[start of Information given]
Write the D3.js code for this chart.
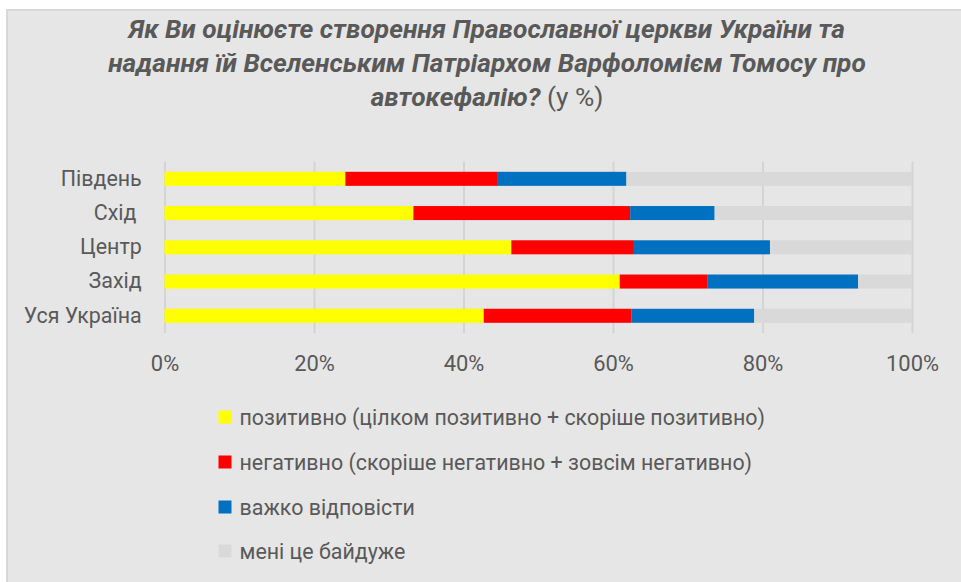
<!DOCTYPE html>
<html>
<head>
<meta charset="utf-8">
<script src="https://cdn.jsdelivr.net/npm/d3@7"></script>
<style>
  html, body { margin: 0; padding: 0; background: #ffffff; }
  svg { display: block; }
  text { white-space: pre; }
</style>
</head>
<body>
<svg id="chart" width="961" height="582"></svg>
<script>
// ---- data ----
const titleLines = [
  "Як Ви оцінюєте створення Православної церкви України та",
  "надання їй Вселенським Патріархом Варфоломієм Томосу про",
  "автокефалію?"
];
const titleSuffix = " (у %)";
const categories = ["Південь", "Схід ", "Центр", "Захід", "Уся Україна"];
const seriesNames = [
  "позитивно (цілком позитивно + скоріше позитивно)",
  "негативно (скоріше негативно + зовсім негативно)",
  "важко відповісти",
  "мені це байдуже"
];
const positive    = [24.2, 33.3, 46.4, 60.9, 42.7];
const negative    = [20.4, 29.0, 16.4, 11.7, 19.8];
const hardToSay   = [17.2, 11.3, 18.2, 20.2, 16.4];
const indifferent = [38.2, 26.4, 19.0, 7.2, 21.1];
const tickValues  = [0, 20, 40, 60, 80, 100];
const tickLabels  = ["0%", "20%", "40%", "60%", "80%", "100%"];

// ---- styles ----
const colors = ["#FFFF00", "#FF0000", "#0070C0", "#D9D9D9"];
const textColor = "#595959";
const fontFam = "Roboto, 'Open Sans', 'Noto Sans', sans-serif";

const svg = d3.select("#chart");

// chart background
svg.append("rect")
  .attr("x", 7).attr("y", 10).attr("width", 960).attr("height", 580)
  .attr("fill", "#e6e6e6").attr("stroke", "#d8d8d8").attr("stroke-width", 2);

function fitFont(sel, targetWidth, base) {
  sel.attr("font-size", base);
  const w = sel.node().getComputedTextLength();
  const size = base * targetWidth / w;
  sel.attr("font-size", size);
  return size;
}

// ---- title ----
const titleG = svg.append("g")
  .attr("font-family", fontFam)
  .attr("fill", textColor)
  .attr("text-anchor", "middle");
const titleBaselines = [38, 72, 106];
const tl = titleG.selectAll("text.tl").data(titleLines).join("text")
  .attr("class", "tl")
  .attr("x", 487)
  .attr("y", (d, i) => titleBaselines[i])
  .attr("font-weight", "bold")
  .attr("font-style", "italic");
tl.append("tspan").text(d => d);
// fit size on first line
const t0 = d3.select(tl.nodes()[0]);
const tSize = fitFont(t0, 716, 22);
tl.attr("font-size", tSize);
d3.select(tl.nodes()[2]).append("tspan")
  .attr("font-weight", "normal").attr("font-style", "normal")
  .text(titleSuffix);

// ---- scales ----
const x = d3.scaleLinear().domain([0, 100]).range([164.5, 912]);
const y = d3.scaleBand().domain(categories).range([161.7, 332.9])
  .paddingInner(0.59).paddingOuter(0.295);

// gridlines
const grid = svg.append("g")
  .attr("transform", `translate(0,${332.9})`)
  .call(d3.axisBottom(x).tickValues(tickValues).tickSize(-(332.9 - 161.7)).tickFormat(""));
grid.select(".domain").remove();
grid.selectAll(".tick line").attr("stroke", "#d4d4d4").attr("stroke-width", 2);

// stacked bars
const seriesVals = [positive, negative, hardToSay, indifferent];
const rows = categories.map((c, i) => {
  const o = { cat: c };
  seriesNames.forEach((s, k) => o[s] = seriesVals[k][i]);
  return o;
});
const stack = d3.stack().keys(seriesNames)(rows);
svg.append("g").selectAll("g").data(stack).join("g")
  .attr("fill", (d, i) => colors[i])
  .selectAll("rect").data(d => d).join("rect")
  .attr("x", d => x(d[0]))
  .attr("width", d => x(Math.min(d[1], 100)) - x(d[0]))
  .attr("y", d => y(d.data.cat))
  .attr("height", y.bandwidth());

// x axis labels
const xAxis = svg.append("g")
  .attr("transform", `translate(0,${332.9})`)
  .call(d3.axisBottom(x).tickValues(tickValues).tickSize(0).tickPadding(38)
    .tickFormat((d, i) => tickLabels[i]));
xAxis.select(".domain").remove();
xAxis.selectAll("text").attr("fill", textColor).attr("font-family", fontFam);
const lastTick = d3.select(xAxis.selectAll("text").nodes()[5]);
const tickSize = fitFont(lastTick, 53, 20);
xAxis.selectAll("text").attr("font-size", tickSize).attr("dy", null);

// y axis labels
const yAxis = svg.append("g")
  .attr("transform", `translate(141.7,0)`)
  .call(d3.axisLeft(y).tickSize(0).tickPadding(0));
yAxis.select(".domain").remove();
yAxis.selectAll("text").attr("fill", textColor).attr("font-family", fontFam);
const uaLabel = d3.select(yAxis.selectAll("text").nodes()[4]);
const catSize = fitFont(uaLabel, 118, 20);
yAxis.selectAll("text").attr("font-size", catSize);

// legend
const legendY = [417, 462, 507, 551];
const lg = svg.append("g").attr("font-family", fontFam);
const items = lg.selectAll("g").data(seriesNames).join("g")
  .attr("transform", (d, i) => `translate(218.5,${legendY[i]})`);
items.append("rect")
  .attr("x", 0).attr("y", -6.5).attr("width", 13).attr("height", 13)
  .attr("fill", (d, i) => colors[i]);
const ltexts = items.append("text")
  .attr("x", 21).attr("dy", "0.35em")
  .attr("fill", textColor)
  .text(d => d);
const lSize = fitFont(d3.select(ltexts.nodes()[0]), 526, 20);
ltexts.attr("font-size", lSize);
</script>
</body>
</html>
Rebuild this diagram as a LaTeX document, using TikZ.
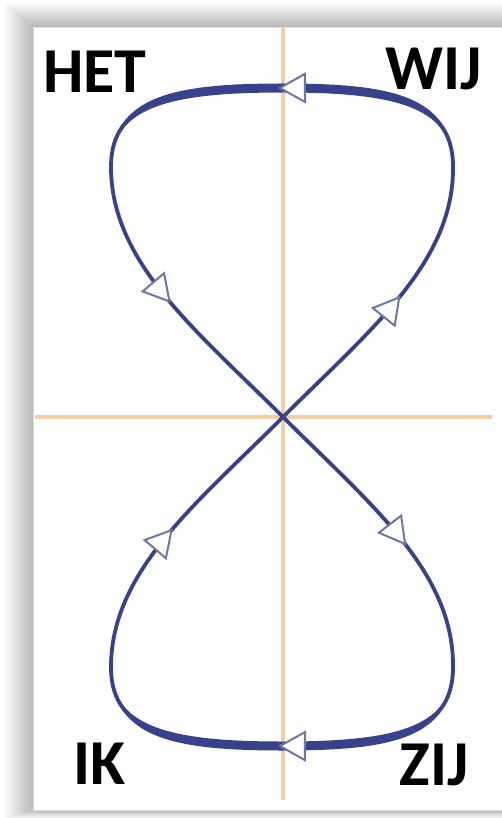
[end of Information given]
→ Problem to solve
Copy all lines from the material that contain "this".

→ Problem solution
Write the D3.js code for this chart.
Rebuild this diagram as a LaTeX document, using TikZ.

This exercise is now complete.